Ummm, not much candy-coating or bandwagon jumping going on there.  As much as I’m in favor of painting a fair picture, he went a little far focusing on the negative. I appreciate that he did this to make sure his audience heard that adoption is a lifetime choice that takes a lifetime of commitment, but still…he kind of scared me and I’ve already adopted and almost finished raising them.

In his assessment of the challenges facing the orphans care movement, Dr. Moore did not address the perception that they are primarily focused on “rescuing” poor kids from abroad, so I asked this question in the Q & A part of his session. He acknowledged that they needed to get the message out that the orphans care movement was encouraging all types of adoption. He chuckled when he said that it was sometimes a challenge to get churches to agree on the “right” kind of music, much less the right kind of adoption.

Based on what I saw and heard at Summit 9, the orphan care movement is not in the least focused primarily on international adoption and is totally focused on educating families about what they might be getting into. A quick perusal of the session listings showed an equal, if not greater, focus on providing families for waiting US kids than on adopting from abroad and many session on attachment and struggles of older child adoption. I spoke with several social workers from governmental child welfare agencies that were attending, and they universally sang the praises of churches as a source for families for children in foster care—both for fostering and adopting.

Although I realize this isn’t proof of anything, I couldn’t help but notice that in addition to the black and Asian kids (which may or may not have been internationally adopted) running around at Summit 9, I saw at least five children with Down Syndrome (again, hard to know if they were adopted, and if so, if they were adopted domestically or internationally, but all five were Caucasian.)

The Problem with Pictures

After I asked the question at the session on The Biggest Challenges, a woman came up to me to talk. I wish I had written down her name, but I think she said that she was with Hope For 100. She and her husband are involved primarily with promoting foster care adoption in churches, but she said from a very practical standpoint they struggle with how to visually represent this mission. They can’t use pictures of foster children, and pictures of families created from foster care adoption often don’t look any different from families created by birth. Pictures are a shorthand, and for better or worse, pictures of kids from other countries are an easier shorthand for the orphan care movement.

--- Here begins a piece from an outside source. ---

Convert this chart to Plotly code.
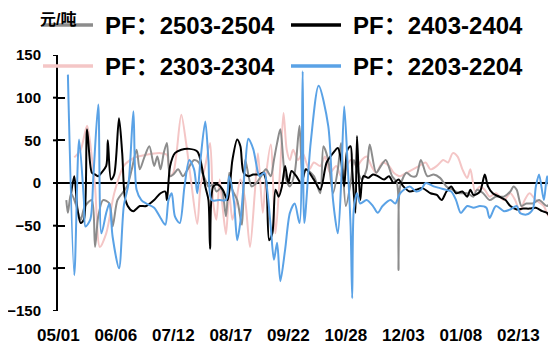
import plotly.graph_objects as go

# ---------------- data ----------------
tick_days = [0, 36, 72, 108, 144, 180, 216, 252, 288]
tick_labels = ["05/01", "06/06", "07/12", "08/17", "09/22", "10/28", "12/03", "01/08", "02/13"]
y_ticks = [-150, -100, -50, 0, 50, 100, 150]
unit_label = "元/吨"

names = ["PF：2503-2504", "PF：2403-2404", "PF：2303-2304", "PF：2203-2204"]
colors = ["#8C8C8C", "#000000", "#F4C6C6", "#5AA2E6"]

# day offsets from 05/01 and spread values (元/吨)
days_2503 = [5, 6, 8, 11, 14, 16, 18, 21, 23, 25, 28, 32, 34, 37, 40, 43, 46, 49, 51, 54,
             57, 60, 62, 64, 66, 68, 70, 72, 75, 78, 81, 85, 88, 90, 92, 94, 97, 99, 102, 105,
             107, 109, 112, 115, 117, 121, 124, 127, 130, 133, 135, 137, 139, 142, 145, 148, 151, 153, 155, 160,
             164, 166, 169, 172, 175, 177, 180, 183, 185, 187, 190, 193, 195, 199, 202, 205, 209, 212, 213, 214,
             218, 221, 224, 227, 231, 235, 239, 243, 247, 251, 256, 260, 262, 266, 270, 274, 279, 283, 285, 287,
             290, 293, 297, 301, 306, 309, 312]
vals_2503 = [-20, -35, -12, -25, -43, -30, -24, -20, -75, -39, -20, -24, -51, -20, -12, -4, 16, 39, 16, 31,
             43, 20, 31, 16, 35, 47, 8, 10, 16, 8, 16, 27, 24, 12, 4, -4, -2, -10, -6, -39,
             12, -8, -20, -49, 27, -4, 0, 8, 16, 8, 27, 47, 63, 8, -4, 12, 67, 4, 16, 8,
             -12, 43, 27, -12, 16, 47, -27, 0, 27, 16, 4, 16, 45, 12, 20, 27, 8, 0, -102, -4,
             12, 8, 8, 27, 8, 10, 6, -4, -8, -12, -12, -16, -8, -12, -20, -16, -16, -10, -4, -8,
             -27, -24, -24, -20, -27, -20, -20]

days_2403 = [8, 10, 12, 14, 16, 18, 21, 23, 25, 27, 30, 31, 33, 35, 38, 40, 42, 45, 47, 51,
             55, 60, 64, 67, 68, 70, 73, 77, 82, 87, 89, 92, 94, 95, 97, 100, 103, 106, 109, 112,
             114, 116, 119, 122, 126, 128, 130, 132, 134, 136, 138, 140, 142, 144, 146, 149, 152, 155, 160, 164,
             168, 172, 175, 177, 179, 181, 183, 184, 186, 187, 189, 191, 194, 197, 200, 204, 207, 210, 213, 216,
             220, 224, 228, 233, 237, 240, 243, 246, 249, 253, 256, 258, 260, 264, 267, 269, 272, 276, 280, 283,
             287, 291, 295, 299, 303, 306, 309, 312]
vals_2403 = [-12, 8, -31, -47, -43, 63, 12, 10, 8, 12, 20, 50, 4, 10, 76, 35, -20, -31, -33, -27,
             -27, -20, -12, -10, -20, 20, 35, 39, 40, 37, 27, -4, -20, -77, -4, -2, -8, -20, 27, 51,
             43, 12, 8, 10, 10, 12, 4, -67, -59, -8, -16, -4, 20, 0, 14, 8, 0, 16, 4, -8,
             24, 35, 41, 27, -4, 39, 43, 16, -35, 55, -20, 8, 6, 10, 8, 4, 8, 0, 4, -4,
             -10, -8, -6, -12, -14, -20, -10, -4, -12, -10, -16, -8, -14, -10, 10, -4, -12, -16, -20, -27,
             -31, -30, -30, -29, -33, -35, -43, -47]

days_2303 = [10, 14, 18, 21, 23, 26, 30, 35, 41, 47, 55, 64, 68, 70, 72, 74, 77, 80, 83, 87,
             89, 92, 95, 97, 99, 101, 103, 105, 107, 109, 111, 114, 117, 120, 123, 125, 128, 130, 133, 136,
             139, 141, 143, 145, 147, 150, 153, 157, 160, 164, 167, 170, 174, 177, 179, 183, 187, 190, 193, 196,
             199, 203, 207, 210, 214, 218, 222, 226, 230, 233, 237, 241, 244, 247, 250, 253, 256, 258, 261, 264,
             267, 270, 274, 279, 283, 286, 289, 292, 295, 299, 304, 307, 310, 312]
vals_2303 = [30, 39, 67, 30, -4, -75, -59, -12, 20, 29, 33, 35, 33, 8, 12, 35, 80, 47, 4, -48,
             -4, 20, 47, -24, -43, 4, -31, -60, -12, -43, -27, 4, -20, -75, -12, 35, -35, 8, 45, -59,
             20, 82, 39, 27, 39, 27, 35, 16, 24, 20, 31, 12, 20, 8, 12, 27, 20, 27, 31, 20,
             12, 24, 20, 12, 8, 12, 16, 20, 24, 16, 20, 27, 24, 35, 31, 16, 6, 16, -10, -4,
             -8, -16, -12, -20, -12, -20, -33, -20, -12, -20, -27, -39, -31, -25]

days_2203 = [6, 10, 13, 16, 17, 20, 22, 25, 27, 30, 32, 34, 38, 41, 44, 47, 49, 52, 55, 60,
             64, 67, 69, 71, 73, 76, 79, 82, 85, 87, 89, 92, 94, 96, 101, 105, 107, 110, 112, 114,
             117, 119, 122, 125, 126, 129, 131, 133, 135, 137, 139, 142, 145, 148, 151, 153, 154, 158, 163, 169,
             172, 175, 177, 179, 181, 183, 184, 185, 187, 189, 193, 197, 200, 203, 208, 211, 214, 220, 224, 227,
             230, 235, 239, 243, 246, 249, 252, 256, 260, 264, 268, 270, 274, 279, 283, 287, 289, 293, 297, 299,
             301, 304, 306, 308, 310, 312]
vals_2203 = [127, -108, 51, -20, -51, -43, 10, 92, -59, -35, -24, -63, -100, -27, 0, 84, -8, -20, -24, -29,
             -41, -49, -20, -12, -39, -47, -4, 27, 16, -12, 27, 72, 27, -20, -20, -20, 8, -22, -67, -45,
             20, 52, 40, 12, 8, 12, -12, -51, -90, -70, -115, -78, -35, -24, -47, 131, -47, 47, 114, 67,
             -20, -59, -4, 90, 27, -51, -135, -31, -12, -24, -20, -27, -35, -27, -20, -24, -12, -4, -10, -8,
             0, -4, -6, -8, -10, -20, -35, -27, -29, -27, -29, -41, -27, -33, -31, -27, -35, -37, -31, -4,
             10, -20, 8, -12, 10, -4]

series_days = [days_2503, days_2403, days_2303, days_2203]
series_vals = [vals_2503, vals_2403, vals_2303, vals_2203]

# ---------------- geometry (page pixels; the page body has an 8px margin) ----------------
OFF = 8
W, H = 556 - OFF, 351 - OFF
ML, MR, MT, MB = 58 - OFF, 0, 55 - OFF, 40
PW, PH = W - ML - MR, H - MT - MB


def px(x):
    return (x - OFF - ML) / PW


def py(y):
    return (H - MB - (y - OFF)) / PH


FONT = "Liberation Sans, Arial, Noto Sans CJK SC, sans-serif"

fig = go.Figure()
draw_order = [2, 0, 1, 3]  # pink at bottom, blue on top
for i in draw_order:
    fig.add_trace(go.Scatter(
        x=series_days[i], y=series_vals[i], name=names[i], mode="lines",
        line=dict(color=colors[i], width=2, shape="spline", smoothing=0.8),
        showlegend=False, hoverinfo="skip",
    ))

shapes = []
# outer part of the crossing y ticks
for v in y_ticks:
    shapes.append(dict(type="line", xref="paper", yref="y", x0=px(53), x1=px(58), y0=v, y1=v,
                       line=dict(color="black", width=2)))

# manual legend (2 x 2)
leg_rows = [25, 66]
leg_line_x = [(43, 93), (291, 341)]
leg_text_x = [103, 351]
annotations = []
for k in range(4):
    r, c = divmod(k, 2)
    x0, x1 = leg_line_x[c]
    shapes.append(dict(type="line", xref="paper", yref="paper", x0=px(x0), x1=px(x1),
                       y0=py(leg_rows[r]), y1=py(leg_rows[r]),
                       line=dict(color=colors[k], width=3.5)))
    annotations.append(dict(text=names[k], xref="paper", yref="paper", x=px(leg_text_x[c]),
                            y=py(leg_rows[r]), xanchor="left", yanchor="middle", showarrow=False,
                            font=dict(family=FONT, size=24, color="black", weight="bold")))

annotations.append(dict(text=unit_label, xref="paper", yref="paper", x=px(58), y=py(19),
                        xanchor="center", yanchor="middle", showarrow=False,
                        font=dict(family=FONT, size=16, color="black", weight="bold")))

fig.update_layout(
    width=W, height=H,
    margin=dict(l=ML, r=MR, t=MT, b=MB, autoexpand=False),
    paper_bgcolor="white", plot_bgcolor="white",
    shapes=shapes, annotations=annotations,
    xaxis=dict(range=[-0.2, 311.6], tickvals=tick_days, ticktext=tick_labels,
               showgrid=False, zeroline=False, showline=False, ticks="",
               ticklabelstandoff=12,
               tickfont=dict(family=FONT, size=17, color="black", weight="bold")),
    yaxis=dict(range=[-150, 150], tickvals=y_ticks, showgrid=False,
               zeroline=True, zerolinecolor="black", zerolinewidth=2,
               showline=True, linecolor="black", linewidth=2,
               ticks="inside", ticklen=7, tickwidth=2, tickcolor="black",
               ticklabelstandoff=12,
               tickfont=dict(family=FONT, size=15, color="black", weight="bold")),
)

fig.write_html("out.html")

This was not something I had thought of before, and I see her point.

Where I Hope the Orphan Care Movement Moves

At Summit there were a few sessions on what churches can do to prevent orphans in the first place, which is where I hope the focus of this movement moves in the future. We often quote James 1:27 (pure religion is to look after orphans and widows in their distress). I’d love to see more emphasis on looking after the widows—be they actual widows or single moms struggling to hold their families together. Although not well known, the orphans care movement is moving in this direction. Saddleback Church where Rick Warren (The Purpose Driven Life) is pastor has a large program in Rwanda to help families stay together and to promote domestic adoption within Rwanda. This is in addition to the large foster care support program they have in California.

Heaven only knows (pun intended) that the Orphan Care Movement has a wonderfully efficient outreach campaign, but it does seem that they need to get the word out that they are way past being sugar-coating, band wagon jumping advocates of saving foreign orphans through adoption. Consider this blog a step in that direction.

Now I’m curious to hear what are your impressions of the orphan care movement? I wonder if the response I received was universal or just a coincidence.